Le coût d’achat des médicaments à la Pharmacie Centrale est passé de 30 millions de dinars en 2021 à 300 millions de dinars en 2024, soit une multiplication par dix en trois ans, a révélé le directeur général de cette entreprise publique, Chokri Hammouda, dans un entretien avec TAP. Il a précisé que 16 types de médicaments représentent à eux seuls 250 millions de dinars de ce montant.
Pour faire face à cette hausse significative, il a souligné la nécessité de rationaliser les prescriptions médicales en favorisant des médicaments moins coûteux mais d’efficacité équivalente. Il a également préconisé l’adoption de protocoles thérapeutiques permettant aux médecins de s’appuyer sur les stocks disponibles et les prix homologués, tout en tenant compte des besoins individuels des patients grâce à des approches comme la médecine génomique.
Les importations de médicaments, qui s’élèvent à 180 millions de dinars, constituent un autre défi. La Pharmacie Centrale envisage d’aligner leurs prix sur ceux des équivalents locaux, une mesure qui pourrait entraîner une augmentation pour certains produits mais soutiendrait l’industrie pharmaceutique nationale.
Sur le plan financier, l’établissement a enregistré une amélioration avec des revenus passant de 14 millions de dinars en 2022 à 53 millions en 2023. Cependant, il reste confronté à des créances importantes, estimées à 1260 millions de dinars, dont 504 millions dus par les hôpitaux et 658 millions par le ministère des Affaires sociales.
Pour assurer son équilibre, la Pharmacie Centrale mise sur une meilleure gestion des coûts, la numérisation, le recouvrement des créances et le maintien de son monopole d’importation, essentiel pour l’approvisionnement des structures sanitaires.
La Tunisie produit 80% de ses besoins en médicaments
Le président directeur général de la Pharmacie centrale a également annoncé que l’industrie pharmaceutique tunisienne dispose d’une infrastructure bien développée, à savoir 42 usines de médicaments à usage humain et 4 autres de médicaments destinés aux animaux.

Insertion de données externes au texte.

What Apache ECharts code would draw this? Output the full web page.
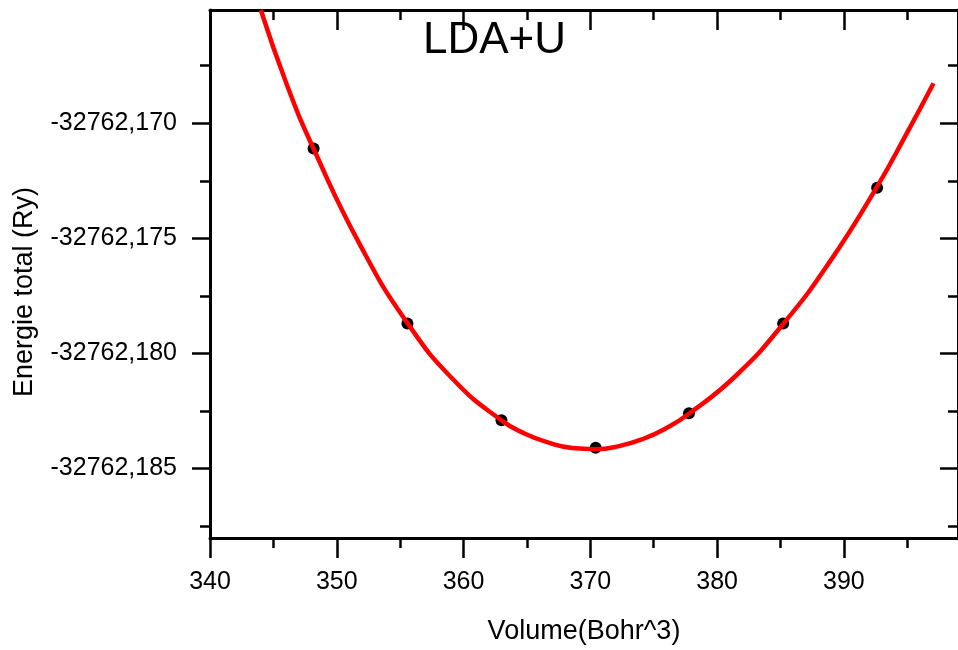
<!DOCTYPE html>
<html>
<head>
<meta charset="utf-8">
<script src="https://cdn.jsdelivr.net/npm/echarts@6/dist/echarts.min.js"></script>
<style>
html,body{margin:0;padding:0;background:#fff;}
#chart{width:958px;height:650px;}
</style>
</head>
<body>
<div id="chart"></div>
<script>
// Measured points (Volume in Bohr^3, Energy in Ry)
const volumes = [348.17, 355.57, 362.99, 370.42, 377.78, 385.21, 392.62];
const energies = [-32762.1711, -32762.1787, -32762.1829, -32762.1841, -32762.1826, -32762.1787, -32762.1728];

// Fitted curve
const fitVolumes = [344.01, 346.10, 348.17, 351.87, 355.57, 359.28, 362.99, 364.85, 366.71, 368.57, 370.42, 372.26, 374.10, 375.94, 377.78, 381.50, 385.21, 388.92, 392.62, 394.85, 397.07];
const fitEnergies = [-32762.16508, -32762.16838, -32762.17111, -32762.17532, -32762.17868, -32762.18119, -32762.18291, -32762.18349, -32762.18388, -32762.18411, -32762.18416, -32762.18403, -32762.18373, -32762.18326, -32762.18262, -32762.18096, -32762.17872, -32762.17599, -32762.17275, -32762.17055, -32762.16826];

// Axis ticks
const xMajorTicks = [340, 350, 360, 370, 380, 390];
const xMinorTicks = [345, 355, 365, 375, 385, 395];
const yMajorTicks = [-32762.185, -32762.180, -32762.175, -32762.170];
const yMinorTicks = [-32762.1875, -32762.1825, -32762.1775, -32762.1725, -32762.1675];

const xMin = 340, xMax = 399;
const yMin = -32762.18802, yMax = -32762.16508;

const FONT = 'Liberation Sans, Arial, sans-serif';
const black = '#000';

function xAxisDef(pos, ticks, len, inside, withLabel, showLine) {
  return {
    type: 'value', position: pos, min: xMin, max: xMax,
    axisLine: { show: showLine, onZero: false, lineStyle: { color: black, width: 3 } },
    axisTick: { show: true, inside: inside, length: len, customValues: ticks, lineStyle: { color: black, width: 2.5 } },
    axisLabel: { show: withLabel, customValues: ticks, fontSize: 25, fontFamily: FONT, color: black, margin: 32 },
    splitLine: { show: false }
  };
}
function yAxisDef(pos, ticks, len, inside, withLabel, showLine) {
  return {
    type: 'value', position: pos, min: yMin, max: yMax,
    axisLine: { show: showLine, onZero: false, lineStyle: { color: black, width: 3 } },
    axisTick: { show: true, inside: inside, length: len, customValues: ticks, lineStyle: { color: black, width: 2.5 } },
    axisLabel: { show: withLabel, customValues: ticks, fontSize: 25, fontFamily: FONT, color: black, margin: 33,
      formatter: v => v.toFixed(3).replace('.', ',') },
    splitLine: { show: false }
  };
}

const xb = xAxisDef('bottom', xMajorTicks, 20, false, true, true);
xb.name = 'Volume(Bohr^3)';
xb.nameLocation = 'middle';
xb.nameGap = 80;
xb.nameTextStyle = { fontSize: 27, fontFamily: FONT, color: black };

const yl = yAxisDef('left', yMajorTicks, 18, false, true, true);
yl.name = 'Energie total (Ry)';
yl.nameLocation = 'middle';
yl.nameGap = 172;
yl.nameTextStyle = { fontSize: 27, fontFamily: FONT, color: black, padding: [0, 36, 0, 0] };

const chart = echarts.init(document.getElementById('chart'), null, { renderer: 'canvas' });
chart.setOption({
  backgroundColor: '#fff',
  animation: false,
  title: {
    text: 'LDA+U', left: 418, top: 14,
    textStyle: { fontSize: 44, fontWeight: 'normal', fontFamily: FONT, color: black }
  },
  grid: { left: 210, top: 10, right: -3, bottom: 111.3, containLabel: false },
  xAxis: [
    xb,
    xAxisDef('bottom', xMinorTicks, 10, false, false, false),
    xAxisDef('top', xMajorTicks, 20, true, false, true),
    xAxisDef('top', xMinorTicks, 10, true, false, false)
  ],
  yAxis: [
    yl,
    yAxisDef('left', yMinorTicks, 10, false, false, false),
    yAxisDef('right', yMajorTicks, 18, true, false, true),
    yAxisDef('right', yMinorTicks, 10, true, false, false)
  ],
  series: [
    {
      type: 'scatter', xAxisIndex: 0, yAxisIndex: 0,
      data: volumes.map((v, i) => [v, energies[i]]),
      symbol: 'circle', symbolSize: 12,
      itemStyle: { color: black, opacity: 1 }, z: 2
    },
    {
      type: 'line', xAxisIndex: 0, yAxisIndex: 0,
      data: fitVolumes.map((v, i) => [v, fitEnergies[i]]),
      smooth: 0.5, showSymbol: false, clip: true,
      lineStyle: { color: '#ff0000', width: 4.5 }, z: 3
    }
  ]
});
</script>
</body>
</html>
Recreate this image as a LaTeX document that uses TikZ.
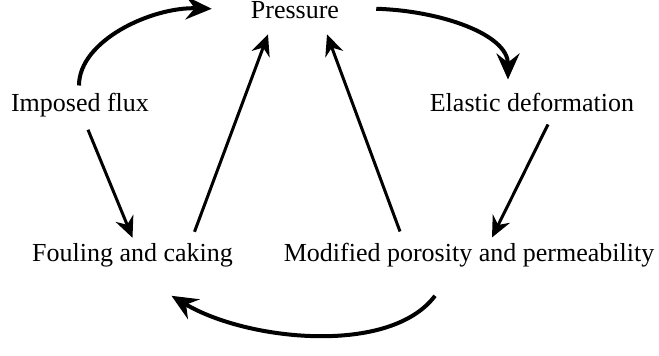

Il a ajouté que la Tunisie produit 80% de ses besoins en médicaments. « 95% de ces médicaments sont génériques, alors que les 5% restants sont de purs produits tunisiens. Ils sont aussi efficaces que les médicaments d’origine et nettement moins chers », a-t-il précisé.
Défis réglementaires et législatifs
Pendant longtemps en Tunisie, la gestion administrative des médicaments était fragmentée entre plusieurs structures, ce qui constituait un obstacle au développement du secteur de l’industrie pharmaceutique.
Longtemps réclamée par les professionnels du secteur, l’Agence nationale du médicament et des produits de santé a été mise en place en vertu de la loi n° 2023-2 du 12 juillet 2023.
Perçue comme un signal fort de l’engagement de l’Etat en faveur d’une démarche de consolidation et de développement de cette industrie, cette agence unifie les structures de gestion des médicaments et produits de santé. Elle a pour mission d’instaurer une politique nationale cohérente dans le domaine pharmaceutique, renforçant les contrôles sur la fabrication, l’enregistrement, l’importation, l’exportation, la distribution et la commercialisation de ces produits.
Cependant, et malgré les éloges des industriels pharmaceutiques locaux à l’égard de la création de cette agence, le secteur demeure confronté à des défis majeurs dont notamment la législation en vigueur, jugée « inappropriée » pour encourager son expansion. Il s’agit essentiellement de la loi n°73 régissant les professions pharmaceutiques et dont la révision est désormais une urgence (…).